I considered but quickly discarded asking the Riverside Museum for a loan of the Pearce model. There would be very obvious practical, insurance and security issues. A new model could show what could be done with modern technology.
I’m glad that we decided not to go with Virtual Reality. In theory we could have portrayed the spectacular interior, but it has to be done well and the cost would have been enormous. Doing it at a basic level, such as can be seen at the Museum in Irvine, does nothing for me. We also wanted something visual to draw people into the gallery, rather than something they would only access once already inside and perhaps have to queue to see.
Also, I simply like physical models. They are easy for the viewer to explore and can convey a sense of romance that technology doesn’t.
Of course this leads to adults and children alike wanting to examine not just visually but with the fingers, the sense of touch adding another perspective to understanding. As a result we lose some magic by protecting them behind glass. The Riverside Museum has solved this in a way that works at a superficial level, but has deficiencies. Livadia is immured at a high level, so you only see her from below, making it difficult to appreciate her remarkable design. We decided to put our model under a glass bubble.
To funding. We had put in for a grant towards the cost of the exhibition from the Royal Incorporation of Architects in Scotland, but of course had been awarded a tiny fraction of what we asked for. At meetings of the steering group for the Festival of Architecture I had met the representative from the National Lottery. There was encouragement to go ahead and we needed a legacy destination. I spoke to Fairfield Heritage to find out if there might be a home for the model in the longer term and they was supportive, but had no funding to buy it.
At this point James Pierce heard about the project. He had just returned from Russia with a wife.
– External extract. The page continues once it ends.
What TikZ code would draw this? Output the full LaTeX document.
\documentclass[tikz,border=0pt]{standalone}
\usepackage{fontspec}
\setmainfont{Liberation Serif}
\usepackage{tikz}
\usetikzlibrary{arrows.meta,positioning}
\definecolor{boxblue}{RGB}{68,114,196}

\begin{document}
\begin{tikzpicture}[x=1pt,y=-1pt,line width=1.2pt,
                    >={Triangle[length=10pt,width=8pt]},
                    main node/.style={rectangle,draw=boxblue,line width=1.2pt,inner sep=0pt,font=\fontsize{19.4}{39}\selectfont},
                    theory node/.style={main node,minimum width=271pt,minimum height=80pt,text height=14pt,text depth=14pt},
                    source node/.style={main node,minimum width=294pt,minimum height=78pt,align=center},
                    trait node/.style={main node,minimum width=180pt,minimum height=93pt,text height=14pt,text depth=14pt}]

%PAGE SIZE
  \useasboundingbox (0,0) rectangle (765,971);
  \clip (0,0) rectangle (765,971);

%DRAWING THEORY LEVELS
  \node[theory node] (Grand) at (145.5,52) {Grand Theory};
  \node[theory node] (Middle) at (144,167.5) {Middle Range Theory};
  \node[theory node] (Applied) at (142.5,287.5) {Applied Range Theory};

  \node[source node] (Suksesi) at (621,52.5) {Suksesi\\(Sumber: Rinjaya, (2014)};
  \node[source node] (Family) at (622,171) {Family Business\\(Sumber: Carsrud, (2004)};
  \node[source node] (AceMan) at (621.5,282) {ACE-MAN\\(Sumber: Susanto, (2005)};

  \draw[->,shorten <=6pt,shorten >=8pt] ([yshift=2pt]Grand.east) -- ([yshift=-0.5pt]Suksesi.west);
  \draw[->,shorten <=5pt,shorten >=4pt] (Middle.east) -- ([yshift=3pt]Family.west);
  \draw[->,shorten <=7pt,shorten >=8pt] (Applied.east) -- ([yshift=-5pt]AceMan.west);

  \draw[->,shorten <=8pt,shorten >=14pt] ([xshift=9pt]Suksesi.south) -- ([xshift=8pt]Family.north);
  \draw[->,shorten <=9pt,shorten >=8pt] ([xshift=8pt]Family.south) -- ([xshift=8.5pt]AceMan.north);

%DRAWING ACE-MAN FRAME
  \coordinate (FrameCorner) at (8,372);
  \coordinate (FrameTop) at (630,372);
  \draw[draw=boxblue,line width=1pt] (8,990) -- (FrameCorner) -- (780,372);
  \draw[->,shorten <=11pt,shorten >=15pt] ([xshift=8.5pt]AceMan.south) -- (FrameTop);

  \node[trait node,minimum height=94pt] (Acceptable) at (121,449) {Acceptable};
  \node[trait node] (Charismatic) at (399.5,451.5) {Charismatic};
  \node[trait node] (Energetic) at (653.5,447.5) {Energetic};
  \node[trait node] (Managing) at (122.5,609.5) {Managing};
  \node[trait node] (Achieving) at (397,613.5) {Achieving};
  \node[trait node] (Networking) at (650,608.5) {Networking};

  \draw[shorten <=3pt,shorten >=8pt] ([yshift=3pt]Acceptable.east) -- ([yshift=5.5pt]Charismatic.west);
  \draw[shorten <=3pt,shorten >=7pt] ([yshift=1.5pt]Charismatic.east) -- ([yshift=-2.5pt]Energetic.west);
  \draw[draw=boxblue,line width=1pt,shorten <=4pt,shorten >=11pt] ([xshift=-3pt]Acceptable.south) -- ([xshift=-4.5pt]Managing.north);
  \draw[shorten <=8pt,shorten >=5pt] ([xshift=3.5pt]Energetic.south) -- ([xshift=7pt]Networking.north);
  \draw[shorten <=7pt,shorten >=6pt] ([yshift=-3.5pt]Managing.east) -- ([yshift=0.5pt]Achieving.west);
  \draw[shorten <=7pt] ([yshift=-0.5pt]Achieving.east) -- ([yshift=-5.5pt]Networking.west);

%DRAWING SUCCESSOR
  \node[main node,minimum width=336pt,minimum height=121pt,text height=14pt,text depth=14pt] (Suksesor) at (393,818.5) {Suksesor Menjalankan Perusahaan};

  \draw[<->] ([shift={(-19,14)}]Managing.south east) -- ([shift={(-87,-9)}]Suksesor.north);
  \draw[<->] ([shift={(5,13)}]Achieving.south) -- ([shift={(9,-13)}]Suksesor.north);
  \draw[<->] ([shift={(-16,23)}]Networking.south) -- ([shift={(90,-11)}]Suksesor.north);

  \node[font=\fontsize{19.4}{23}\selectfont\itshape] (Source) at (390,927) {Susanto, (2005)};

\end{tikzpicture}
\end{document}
I was still investigating sources of funding when I discovered not only that James was keen to go ahead, he’d already made a start, perhaps partly with encouragement from his new in-laws. We allocated part of our grant to reimburse the cost of the materials, but warned him that he was proceeding at his own risk.
Starting work ruled out any prospect of Lottery funding, but looking back it’s obvious that James had to make a start, to meet the exhibition date. Going through a tender process and waiting for an answer would have left no time for actually building the model.
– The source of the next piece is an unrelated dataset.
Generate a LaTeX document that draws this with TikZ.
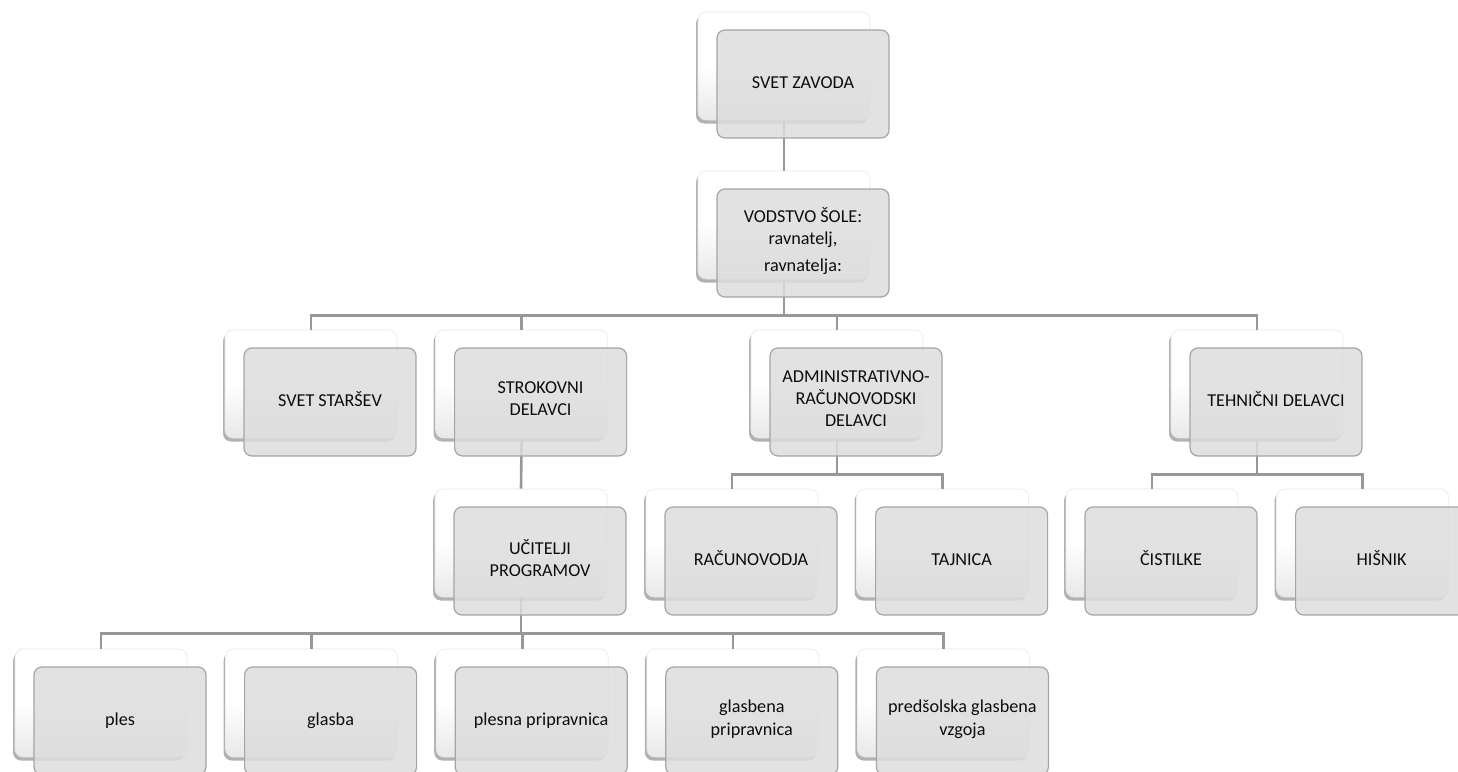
\documentclass[tikz,border=0pt]{standalone}
\usepackage{fontspec}
\setmainfont{Carlito}
\usetikzlibrary{positioning, shadows}

\definecolor{cardgray}{RGB}{221,221,221}
\definecolor{cardline}{RGB}{165,165,165}
\definecolor{linkgray}{RGB}{152,152,152}

\tikzset{
    back/.style={rectangle, rounded corners=8pt, minimum width=172pt, minimum height=108pt, inner sep=0pt,
        draw=black!9, line width=0.6pt,
        top color=white, bottom color=black!9, middle color=white,
        drop shadow={shadow xshift=-2pt, shadow yshift=-3.5pt, opacity=0.4, fill=black!75}},
    card/.style={rectangle, rounded corners=8pt, minimum width=172pt, minimum height=108pt, inner sep=2pt,
        xshift=19pt, yshift=-18pt, draw=cardline, line width=1.2pt, fill=cardgray, fill opacity=0.85,
        text opacity=1, align=center, text=black!95, font=\fontsize{18.2}{22.2}\selectfont,
        execute at begin node=\strut, execute at end node=\strut},
    link/.style={draw=linkgray, line width=2.6pt},
    bus/.style={to path={-- ++(0,#1) -| (\tikztotarget)}},
}

\begin{document}
\begin{tikzpicture}[x=1pt, y=-1pt]
    \useasboundingbox (0,0) rectangle (1458,771);
    \clip (0,0) rectangle (1458,771);
    \fill[white] (0,0) rectangle (1458,771);

    % back cards
    \node[back] (zavodb) at (784,66) {};
    \node[back] (vodstvob) at (784,225) {};
    \node[back] (starsevb) at (311,384) {};
    \node[back, right=38pt of starsevb] (strokovnib) {};
    \node[back] (adminb) at (837,384) {};
    \node[back] (tehnicnib) at (1257,384) {};
    \node[back] (uciteljib) at (521,543) {};
    \node[back] (racunb) at (732,543) {};
    \node[back, right=38pt of racunb] (tajnicab) {};
    \node[back] (cistilkeb) at (1152,543) {};
    \node[back, right=38pt of cistilkeb] (hisnikb) {};
    \node[back] (plesb) at (101,703) {};
    \node[back, right=38pt of plesb] (glasbab) {};
    \node[back, right=38pt of glasbab] (plesnab) {};
    \node[back, right=38pt of plesnab] (glasbenab) {};
    \node[back, right=38pt of glasbenab] (predsolskab) {};

    \draw[link]
        (zavodb.south) edge (vodstvob.north)
        (vodstvob.south) edge[bus=36] (starsevb.north)
        (vodstvob.south) edge[bus=36] (strokovnib.north)
        (vodstvob.south) edge[bus=36] (adminb.north)
        (vodstvob.south) edge[bus=36] (tehnicnib.north)

        (strokovnib.south) edge (uciteljib.north)
        (adminb.south) edge[bus=36] (racunb.north)
        (adminb.south) edge[bus=36] (tajnicab.north)
        (tehnicnib.south) edge[bus=36] (cistilkeb.north)
        (tehnicnib.south) edge[bus=36] (hisnikb.north)

        (uciteljib.south) edge[bus=36] (plesb.north)
        (uciteljib.south) edge[bus=36] (glasbab.north)
        (uciteljib.south) edge[bus=36] (plesnab.north)
        (uciteljib.south) edge[bus=36] (glasbenab.north)
        (uciteljib.south) edge[bus=36] (predsolskab.north);

    % front cards with the texts
    \node[card] (zavod) at (zavodb) {SVET ZAVODA};
    \node[card] (vodstvo) at (vodstvob) {VODSTVO ŠOLE:\\ravnatelj,\\[5pt]ravnatelja:};
    \node[card] (starsev) at (starsevb) {SVET STARŠEV};
    \node[card] (strokovni) at (strokovnib) {STROKOVNI\\DELAVCI};
    \node[card] (admin) at (adminb) {ADMINISTRATIVNO-\\RAČUNOVODSKI\\DELAVCI};
    \node[card] (tehnicni) at (tehnicnib) {TEHNIČNI DELAVCI};
    \node[card] (ucitelji) at (uciteljib) {UČITELJI\\PROGRAMOV};
    \node[card] (racun) at (racunb) {RAČUNOVODJA};
    \node[card] (tajnica) at (tajnicab) {TAJNICA};
    \node[card] (cistilke) at (cistilkeb) {ČISTILKE};
    \node[card] (hisnik) at (hisnikb) {HIŠNIK};
    \node[card] (ples) at (plesb) {ples};
    \node[card] (glasba) at (glasbab) {glasba};
    \node[card] (plesna) at (plesnab) {plesna pripravnica};
    \node[card] (glasbena) at (glasbenab) {glasbena\\pripravnica};
    \node[card] (predsolska) at (predsolskab) {predšolska glasbena\\vzgoja};
\end{tikzpicture}
\end{document}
In the event James built the model in his evenings, after a day spent building the spectacular model of the racing hydrofoil Britannia that today sits in the foyer of the British America’s Cup Challenge headquarters in Portsmouth.
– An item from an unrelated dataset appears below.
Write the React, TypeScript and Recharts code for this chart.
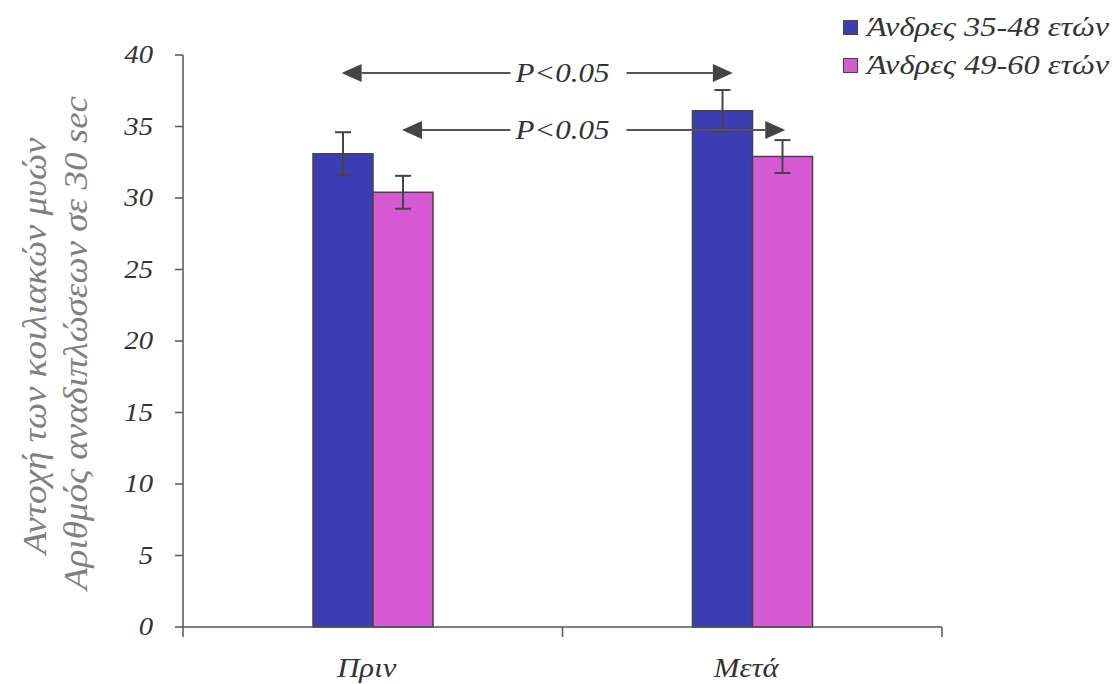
import { BarChart, Bar, XAxis, YAxis, ErrorBar, Legend, ReferenceLine } from "recharts";

const categories = ["Πριν", "Μετά"];
const categoryPos = [0.5, 1.5];
const youngValues = [33.1, 36.1];
const youngErrors = [1.5, 1.45];
const olderValues = [30.4, 32.9];
const olderErrors = [1.15, 1.15];
const yTicks = [0, 5, 10, 15, 20, 25, 30, 35, 40];
const seriesNames = ["Άνδρες 35-48 ετών", "Άνδρες 49-60 ετών"];
const yLabelLines = ["Αντοχή των κοιλιακών μυών", "Αριθμός αναδιπλώσεων σε 30 sec"];
// significance arrows, in (category-position, value) units
const arrows = [
  { from: 0.418, to: 1.449, y: 38.74, labelAt: 1, label: "P<0.05" },
  { from: 0.577, to: 1.587, y: 34.76, labelAt: 1, label: "P<0.05" },
];

const BLUE = "#3d3db3";
const PINK = "#d75ad5";
const INK = "#333";
const AXIS = "#555";
const FONT = "Liberation Serif, Times New Roman, serif";

const data = categories.map((name, i) => ({
  name,
  pos: categoryPos[i],
  young: youngValues[i],
  youngErr: youngErrors[i],
  older: olderValues[i],
  olderErr: olderErrors[i],
}));

const YTick = (props: any) => {
  const { x, y, payload } = props;
  return (
    <text
      transform={`translate(${x - 1},${y}) scale(1.15,1)`}
      textAnchor="end"
      dominantBaseline="central"
      fontFamily={FONT}
      fontSize={25}
      fontStyle="italic"
      fill={INK}
    >
      {payload.value}
    </text>
  );
};

const XTick = (props: any) => {
  const { x, y, payload } = props;
  const v = payload.value;
  if (Number.isInteger(v)) {
    return <line x1={x} y1={y} x2={x} y2={y + 10} stroke={AXIS} strokeWidth={1.5} />;
  }
  return (
    <text
      transform={`translate(${x - 6},${y + 50}) scale(1.1,1)`}
      textAnchor="middle"
      fontFamily={FONT}
      fontSize={28}
      fontStyle="italic"
      fill={INK}
    >
      {categories[Math.floor(v)]}
    </text>
  );
};

const YLabel = () => (
  <g fill="#808080" fontSize={34} fontStyle="italic" fontFamily={FONT}>
    <text transform="translate(35,346) rotate(-90) scale(1.09,1)" textAnchor="middle" dominantBaseline="central">
      {yLabelLines[0]}
    </text>
    <text transform="translate(76,343) rotate(-90) scale(1.09,1)" textAnchor="middle" dominantBaseline="central">
      {yLabelLines[1]}
    </text>
  </g>
);

const makeArrow = (a: (typeof arrows)[number]) => (props: any) => {
  const { x1, y1, x2 } = props;
  const y = y1;
  const lx = x1 + ((a.labelAt - a.from) / (a.to - a.from)) * (x2 - x1);
  const head = 20;
  const half = 9;
  return (
    <g>
      <line x1={x1 + head} y1={y} x2={lx - 52} y2={y} stroke={AXIS} strokeWidth={2} />
      <line x1={lx + 64} y1={y} x2={x2 - head} y2={y} stroke={AXIS} strokeWidth={2} />
      <polygon points={`${x1},${y} ${x1 + head},${y - half} ${x1 + head},${y + half}`} fill="#444" />
      <polygon points={`${x2},${y} ${x2 - head},${y - half} ${x2 - head},${y + half}`} fill="#444" />
      <text
        transform={`translate(${lx},${y}) scale(1.15,1)`}
        textAnchor="middle"
        dominantBaseline="central"
        fontFamily={FONT}
        fontSize={27}
        fontStyle="italic"
        fill={INK}
      >
        {a.label}
      </text>
    </g>
  );
};

const LegendBox = () => (
  <div style={{ fontFamily: FONT }}>
    {seriesNames.map((n, i) => (
      <div key={n} style={{ display: "flex", alignItems: "center", height: 38 }}>
        <span
          style={{
            width: 13,
            height: 13,
            background: i === 0 ? BLUE : PINK,
            border: "1.5px solid #444",
            marginRight: 9,
            flex: "none",
          }}
        />
        <span
          style={{
            fontSize: 27,
            fontStyle: "italic",
            color: INK,
            whiteSpace: "nowrap",
            display: "inline-block",
            transform: "scaleX(1.2)",
            transformOrigin: "left center",
          }}
        >
          {n}
        </span>
      </div>
    ))}
  </div>
);

export default function App() {
  return (
    <div
      style={{
        position: "absolute",
        left: 0,
        top: 0,
        width: 1115,
        height: 684,
        background: "#fff",
        fontFamily: FONT,
      }}
    >
      <BarChart
        width={1115}
        height={684}
        data={data}
        margin={{ top: 55, right: 173, bottom: 0, left: 0 }}
        barGap={0}
        barCategoryGap="34%"
      >
        <XAxis xAxisId="cat" dataKey="name" hide height={0} />
        <XAxis
          xAxisId="num"
          dataKey="pos"
          type="number"
          domain={[0, 2]}
          ticks={[0, 0.5, 1, 1.5, 2]}
          height={57}
          tickLine={false}
          tickSize={0}
          tickMargin={0}
          stroke={AXIS}
          strokeWidth={1.5}
          tick={<XTick />}
          interval={0}
          allowDataOverflow
        />
        <YAxis
          width={183}
          domain={[0, 40]}
          ticks={yTicks}
          interval={0}
          stroke={AXIS}
          strokeWidth={1.5}
          tickSize={8}
          tickMargin={21}
          tick={<YTick />}
          label={{ content: <YLabel /> }}
        />
        <Legend
          layout="horizontal"
          align="center"
          verticalAlign="middle"
          wrapperStyle={{ top: 8, left: 843, width: 272 }}
          content={<LegendBox />}
        />
        <Bar xAxisId="cat" dataKey="young" fill={BLUE} stroke="#444" strokeWidth={1.5} barSize={60} isAnimationActive={false}>
          <ErrorBar dataKey="youngErr" width={8} stroke="#444" strokeWidth={2} />
        </Bar>
        <Bar xAxisId="cat" dataKey="older" fill={PINK} stroke="#444" strokeWidth={1.5} barSize={60} isAnimationActive={false}>
          <ErrorBar dataKey="olderErr" width={8} stroke="#444" strokeWidth={2} />
        </Bar>
        {arrows.map((a, i) => (
          <ReferenceLine
            key={i}
            xAxisId="num"
            segment={[
              { x: a.from, y: a.y },
              { x: a.to, y: a.y },
            ]}
            ifOverflow="visible"
            shape={makeArrow(a)}
          />
        ))}
      </BarChart>
    </div>
  );
}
We wanted to ensure accuracy and had a problem finding the original drawings. A set on deposit at the Mitchell Library in Glasgow had mysteriously disappeared, as had all the best of the photographs taken by Queen Victoria’s photographers when Livadia stopped in Southampton during her maiden voyage. There was huge disappointment when we untied the ribbons on the lovely leather bound album and found it almost empty. This problem was resolved when James found that a fellow in the States who sold model kits of various historic ships had somehow got copies of the originals and was willing to send him images of them.
Regarding the style of the new model we opted for simplicity with no colour and no attempt to replicate all the features of rigging etcetera. We also decided on a waterline model that could be displayed easily in the gallery window and internal lighting, given our location on a busy street with a lot of evening traffic.
Our exhibition was a great success in terms of numbers, with lots of people attracted purely because of the model in the window. Among the visitors were the organisers of the James Watt Dinner, a major annual event in the shipbuilder’s calendar, and Richard Pierce and I were invited to show it there. Sadly none of the industrialists present offered to buy it.